Ethics and the Global War on Terror

On March 8, 2017, Jonathan Fanton introduced a panel discussion on “Ethics and the Global War on Terror: Can Conflicts with Non-State Actors Be Fought in a Just Way?” The panel was chaired by Allen S. Weiner; and the panel consisted of Gabriella Blum, Neta C. Crawford, and Jennifer Leaning.

The discussion was streamed to groups of Academy members and other distinguished participants gathered in Washington, D.C., Stanford University, and Notre Dame University, in addition to cadets and faculty at West Point, the U.S. Air Force Academy, and the U.S. Naval Postgraduate School. When the panel concluded its presentations, members in each location held their own conversations.

The meeting served as the 2017 Distinguished Morton L. Mandel Public Lecture.

Good evening. It is my pleasure to welcome you and to call to order the 2052nd Stated Meeting of the American Academy of Arts and Sciences.

This is also one of our Morton L. Mandel Public Lectures, established through a donation from the Jack, Joseph, and Morton Mandel Foundation based in Cleveland, Ohio. It is part of the Morton L. Mandel Program for Civic Discourse and Membership Engagement, which aims to strengthen the bonds of community among the Academy’s 5,500 members as we stimulate discussion of important issues with the general public. We are enormously grateful to Mort for his generosity.

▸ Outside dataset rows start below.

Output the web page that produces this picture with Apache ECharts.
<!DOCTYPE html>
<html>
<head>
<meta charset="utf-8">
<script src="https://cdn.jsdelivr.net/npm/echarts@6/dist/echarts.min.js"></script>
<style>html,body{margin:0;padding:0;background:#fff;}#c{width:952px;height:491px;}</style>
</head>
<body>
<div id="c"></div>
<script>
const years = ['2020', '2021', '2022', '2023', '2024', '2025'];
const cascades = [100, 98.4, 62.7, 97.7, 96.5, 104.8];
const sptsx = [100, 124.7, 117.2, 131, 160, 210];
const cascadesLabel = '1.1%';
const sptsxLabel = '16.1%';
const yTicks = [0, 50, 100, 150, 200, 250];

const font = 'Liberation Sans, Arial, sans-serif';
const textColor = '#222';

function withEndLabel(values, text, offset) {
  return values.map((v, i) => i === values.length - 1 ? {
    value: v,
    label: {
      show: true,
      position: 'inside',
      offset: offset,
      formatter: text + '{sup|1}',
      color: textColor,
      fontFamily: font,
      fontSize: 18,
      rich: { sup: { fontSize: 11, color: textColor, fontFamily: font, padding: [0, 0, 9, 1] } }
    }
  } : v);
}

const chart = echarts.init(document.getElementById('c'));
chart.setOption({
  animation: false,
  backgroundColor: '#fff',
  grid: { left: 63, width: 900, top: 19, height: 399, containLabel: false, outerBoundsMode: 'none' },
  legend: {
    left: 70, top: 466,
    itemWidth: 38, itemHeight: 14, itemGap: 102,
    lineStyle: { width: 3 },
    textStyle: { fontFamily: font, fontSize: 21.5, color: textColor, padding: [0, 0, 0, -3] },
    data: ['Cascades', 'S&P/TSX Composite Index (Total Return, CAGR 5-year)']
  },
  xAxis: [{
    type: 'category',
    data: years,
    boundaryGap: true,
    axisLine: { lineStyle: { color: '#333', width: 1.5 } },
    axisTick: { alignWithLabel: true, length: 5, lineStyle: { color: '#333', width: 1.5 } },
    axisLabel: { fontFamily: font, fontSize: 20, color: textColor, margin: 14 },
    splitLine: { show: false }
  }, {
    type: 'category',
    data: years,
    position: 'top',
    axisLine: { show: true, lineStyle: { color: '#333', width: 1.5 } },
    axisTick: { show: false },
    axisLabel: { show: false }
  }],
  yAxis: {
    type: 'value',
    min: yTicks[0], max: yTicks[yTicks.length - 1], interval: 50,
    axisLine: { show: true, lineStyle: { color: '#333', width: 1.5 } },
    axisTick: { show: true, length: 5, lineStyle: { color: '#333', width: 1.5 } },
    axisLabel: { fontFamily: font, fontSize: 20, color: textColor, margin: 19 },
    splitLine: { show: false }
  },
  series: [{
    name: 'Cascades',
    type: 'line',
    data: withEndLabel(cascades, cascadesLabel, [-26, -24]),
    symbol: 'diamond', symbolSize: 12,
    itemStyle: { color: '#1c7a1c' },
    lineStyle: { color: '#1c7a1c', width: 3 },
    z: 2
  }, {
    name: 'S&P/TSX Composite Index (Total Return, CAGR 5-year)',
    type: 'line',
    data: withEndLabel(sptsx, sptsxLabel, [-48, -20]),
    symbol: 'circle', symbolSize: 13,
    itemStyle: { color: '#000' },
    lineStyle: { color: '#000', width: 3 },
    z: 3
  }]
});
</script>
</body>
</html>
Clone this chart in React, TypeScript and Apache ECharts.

Tonight’s topic is particularly important and timely; it also raises complex legal, ethical, and political questions. How should military fight against terrorist groups? Should these groups be protected under the Geneva Convention like soldiers of regular armies, or should they instead be treated differently? What are the moral boundaries and constraints that should not be violated in an all-out war against terror?

It was September 20, 2001 when President George W. Bush used the term “war on terror” for the first time. Nine days earlier, the United States had been subjected to the largest and bloodiest terrorist attack ever carried out on its own soil. The term “war on terror” was meant to signify an enduring, global campaign to eradicate terrorism everywhere. But the term itself also produced significant legal and political consequences. The use of the word “war” designated the American counterterrorist strategy no longer as a law enforcement operation but as a war with the scale and consequences that any other war would carry.  Additionally, because terrorism is a global phenomenon, this meant a serious U.S. military commitment around the world to fight a threat that was borderless in nature.

This “war on terror” has differed from more conventional wars in one very specific instance: it is primarily fought against individuals and non-state organizations. This war is asymmetric in nature, and the way it has been fought thus far has had a significant impact on civilians.

Although the Obama Administration stopped using the term in 2014, the war on terror is ongoing with drones, autonomous weapons, and the deployment of specialized troops from Syria to Yemen, from Afghanistan to Iraq, and beyond.

The panel of experts we have gathered here today will present different dimensions of the war on terror and address this overarching question: can conflicts with non-state actors be fought in a just way? If so, how?

Tonight’s program draws upon two Academy projects: the first, entitled New Dilemmas in Ethics, Technology and War under the leadership of Professor Scott Sagan of Stanford University, explores how the changing character of warfare and the deployment of new military technologies affects the moral and legal behavior of states in war. The second, on Civil Wars, Violence and International Responses chaired by Ambassador Karl Eikenberry, former U.S. ambassador to Afghanistan, and Professor Steve Krasner of Stanford University, explores the lessons learned from international interventions in past civil wars and seeks to articulate a new framework for international engagement for conflict prevention.

Alongside special issues of Daedalus on these two subjects, we have hosted a wide range of briefings, talks, and workshops with international organizations including NATO, the EU, the UNHCR, and the UN Department of Political Affairs; and we continue to engage with U.S. military academies as well as government agencies.

We should look at these problems today with an historical perspective and remind ourselves that we have been here before. Dilemmas of ethics, cooperation, war, and peace have challenged soldiers, philosophers, politicians, and scholars for many centuries.

In January 1915, in the midst of the First World War, Bertrand Russell writes:

“The objects for which men have fought in the past, whether just or unjust, are no longer to be achieved by wars amongst civilized nations. It is, however, perhaps not chimerical to hope that the present war, which has shocked the conscience of mankind more than any war in previous history, may produce a revulsion against antiquated methods, and may lead the exhausted nations to insist upon the brotherhood and co-operation which their rulers have hitherto denied them. There is no reason whatever against the settlement of all disputes by a Council of Powers deliberating in public. When this great tragedy has worked itself out to its disastrous conclusion, when the passions of hate and self-assertion have given place to compassion with the universal misery, the nations will perhaps realize that they have fought in blindness and delusion, and that the way of mercy is the way of happiness for all.”

The goal of global peace and a more advanced system of global cooperation seems, today, to be elusive – but it remains imperative and we should commit to it.